As noted above, Uber and Lyft have both said they’ll appeal the ruling. Both firms have been hit hard by COVID-19 and have seen their ridership numbers plummet as a result. For instance, Uber recently reported that its ridesharing revenue fell 75 percent in the company’s latest quarter, and that it now makes more money with its food delivery business Uber Eats than it does providing rides. The company added that even with Uber Eats, overall revenue is down 30 percent year on year.
And both Uber and Lyft had difficulty reaching and maintaining profitability even before COVID-19 and have argued that a forced conversion of their labor force from independent contractors to employees would result in driver layoffs and massive contractions in the firms’ services.
“Uber would only have full-time jobs for a small fraction of our current drivers and only be able to operate in many fewer cities than today,” Khosrowshahi wrote in his Times op-ed. “Rides would be more expensive, which would significantly reduce the number of rides people could take and, in turn, the number of drivers needed to provide those trips. Uber would not be as widely available.”

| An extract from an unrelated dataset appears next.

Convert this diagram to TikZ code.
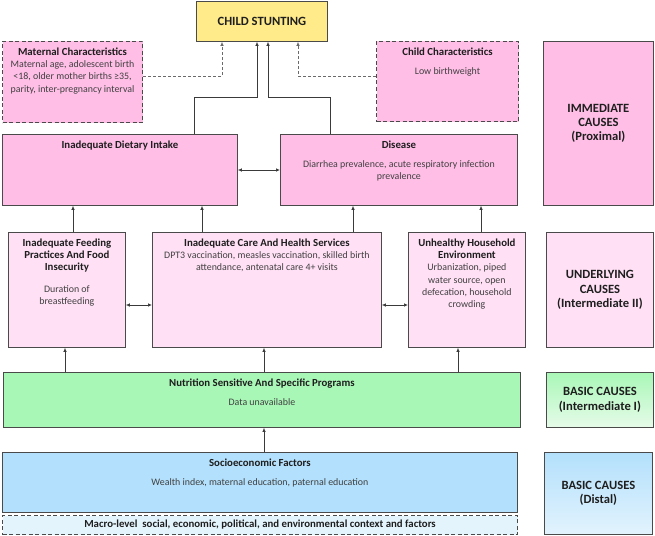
\documentclass[tikz,border=0pt]{standalone}
\usepackage{fontspec}
\setmainfont{Carlito}
\usetikzlibrary{arrows.meta}

\definecolor{linec}{HTML}{4A4A4A}
\definecolor{arrc}{HTML}{3A3A3A}
\definecolor{dashc}{HTML}{6A6A6A}
\definecolor{headc}{HTML}{1E1E1E}
\definecolor{bodyc}{HTML}{404040}
\definecolor{yellowc}{HTML}{FFEB8A}
\definecolor{pinkA}{HTML}{FFBEE6}
\definecolor{pinkB}{HTML}{FFE0F5}
\definecolor{greenc}{HTML}{A9F7B7}
\definecolor{greenl}{HTML}{E6FBE9}
\definecolor{bluec}{HTML}{B3E0FC}
\definecolor{bluel}{HTML}{E2F3FD}
\definecolor{macroc}{HTML}{E4F4FD}

\newcommand{\cbox}[3]{\parbox[t][#2][t]{#1}{\centering\vspace*{6.5pt}#3}}
\newcommand{\hd}[1]{{\fontsize{10.8}{12.6}\selectfont\bfseries\color{headc}#1}}

\begin{document}
\begin{tikzpicture}[x=1pt,y=-1pt,
    cause/.style={draw=linec, line width=0.8pt, inner sep=0pt, anchor=north west,
      text=bodyc, font=\fontsize{9.9}{12.2}\selectfont},
    tier/.style={cause, align=center, text=headc, font=\fontsize{12.6}{14.4}\selectfont\bfseries},
    dashbox/.style={dash pattern=on 4pt off 2.5pt, line width=1pt},
    arr/.style={draw=arrc, line width=0.7pt, -{Latex[length=4pt,width=3.5pt]}},
    dbl/.style={arr, {Latex[length=4pt,width=3.5pt]}-{Latex[length=4pt,width=3.5pt]}},
    dsh/.style={arr, draw=dashc, dash pattern=on 3pt off 2pt}]
  \useasboundingbox (0,0) rectangle (655,535);

  % Nodes
  \node[tier, fill=yellowc, minimum width=131pt, minimum height=40pt,
    font=\fontsize{12.6}{15}\selectfont\bfseries] (stunt) at (196,1) {CHILD STUNTING};
  \node[cause, dashbox, fill=pinkA] (maternal) at (2,41) {\cbox{140pt}{81pt}{%
    \hd{Maternal Characteristics}\\ Maternal age, adolescent birth\\
    <18, older mother births ≥35,\\ parity, inter-pregnancy interval}};
  \node[cause, dashbox, fill=pinkA] (childc) at (376,41) {\cbox{142pt}{80pt}{%
    \hd{Child Characteristics}\\[7pt] Low birthweight}};
  \node[tier, fill=pinkA, minimum width=110pt, minimum height=164pt] (immediate) at (543,41)
    {IMMEDIATE\\ CAUSES\\ (Proximal)};

  \node[cause, fill=pinkA] (diet) at (2,134) {\cbox{235pt}{71pt}{%
    \hd{Inadequate Dietary Intake}}};
  \node[cause, fill=pinkA] (disease) at (280,134) {\cbox{237pt}{71pt}{%
    \hd{Disease}\\[7pt] Diarrhea prevalence, acute respiratory infection\\ prevalence}};

  \node[cause, fill=pinkB] (feeding) at (8,232) {\cbox{117pt}{115pt}{%
    \hd{Inadequate Feeding}\\ \hd{Practices And Food}\\ \hd{Insecurity}\\[9pt]
    Duration of\\ breastfeeding}};
  \node[cause, fill=pinkB] (care) at (152,232) {\cbox{229pt}{115pt}{%
    \hd{Inadequate Care And Health Services}\\
    DPT3 vaccination, measles vaccination, skilled birth\\ attendance, antenatal care 4+ visits}};
  \node[cause, fill=pinkB] (household) at (408,232) {\cbox{117pt}{115pt}{%
    \hd{Unhealthy Household}\\ \hd{Environment}\\ Urbanization, piped\\
    water source, open\\ defecation, household\\ crowding}};
  \node[tier, fill=pinkB, minimum width=107pt, minimum height=115pt] (underlying) at (546,232)
    {UNDERLYING\\ CAUSES\\ (Intermediate II)};

  \node[cause, fill=greenc] (nutr) at (3,372) {\cbox{517pt}{55pt}{%
    \hd{Nutrition Sensitive And Specific Programs}\\[7pt] Data unavailable}};
  \node[tier, top color=greenc, bottom color=greenl, minimum width=107pt, minimum height=55pt]
    (basic1) at (546,372) {BASIC CAUSES\\ (Intermediate I)};

  \node[cause, fill=bluec] (socio) at (2,452) {\cbox{515pt}{60pt}{%
    \hd{Socioeconomic Factors}\\[7pt] Wealth index, maternal education, paternal education}};
  \node[cause, dashbox, fill=macroc, minimum width=515pt, minimum height=19pt,
    text=headc, font=\fontsize{10.8}{12}\selectfont\bfseries] (macro) at (2,515)
    {Macro-level\ \ social, economic, political, and environmental context and factors};
  \node[tier, top color=bluec, bottom color=bluel, minimum width=108pt, minimum height=82pt]
    (basic2) at (544,452) {BASIC CAUSES\\ (Distal)};

  % Links into child stunting
  \coordinate (j1) at (194,97);
  \coordinate (j2) at (257,97);
  \coordinate (k1) at (330,97);
  \coordinate (k2) at (268,97);
  \coordinate (m1) at (222,76);
  \coordinate (c1) at (298,76);
  \draw[arr] (diet.north -| j1) -- (j1) -| (stunt.south -| j2);
  \draw[arr] (disease.north -| k1) -- (k1) -| (stunt.south -| k2);
  \draw[dsh] (maternal.east |- m1) -| (stunt.south -| m1);
  \draw[dsh] (childc.west |- c1) -| (stunt.south -| c1);

  % Two-way links
  \draw[dbl] (diet.east |- 0,170) -- (disease.west |- 0,170);
  \draw[dbl] (feeding.east |- 0,305) -- (care.west |- 0,305);
  \draw[dbl] (care.east |- 0,305) -- (household.west |- 0,305);

  % Upward links
  \foreach \x/\a/\b in {73/feeding/diet, 202/care/diet, 353/care/disease,
      481/household/disease, 65/nutr/feeding, 264/nutr/care,
      458/nutr/household, 264/socio/nutr}
    \draw[arr] (\a.north -| \x,0) -- (\b.south -| \x,0);
\end{tikzpicture}
\end{document}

Given how dependent many consumers and workers have found themselves on the gig economy in recent months, it seems like a less than ideal time for that sector to contract. Yes, people might not be hailing rides as often, but they’re having groceries, prepared foods, meal kits and more delivered in record numbers.
A sharp contraction in the gig economy could add more headwinds to a U.S. consumer economy that’s already struggling to get back on its feet. And a lot of furloughed or laid-off service workers who’ve turned to gig companies to keep the bills paid face losing any easily accessed form of employment.
Whether gig workers will inevitably move down the path toward classification as employees or not seems uncertain at best. Besides the court fight, AB 5 faces a November statewide ballot initiative that would specifically exempt ridesharing drivers from the law — an initiative both Uber and Lyft are backing.
Khosrowshahi has also conceded that providing additional benefits and protections for gig workers is important, but that reclassifying gig workers as employees is the wrong way to do it. He’s calling for a “third way” compromise of keeping employees as independent contractors, but gig companies paying into a fund for worker benefits.
The bottom line — it seems some kind of compromise is necessary. Gig work has become an ingrained part of the economy, perhaps more in the past six months than ever before — and reshaped the world of work around it. The genie isn’t going back in the bottle, so perhaps the laws should be rewritten to reflect a world with the genie in it.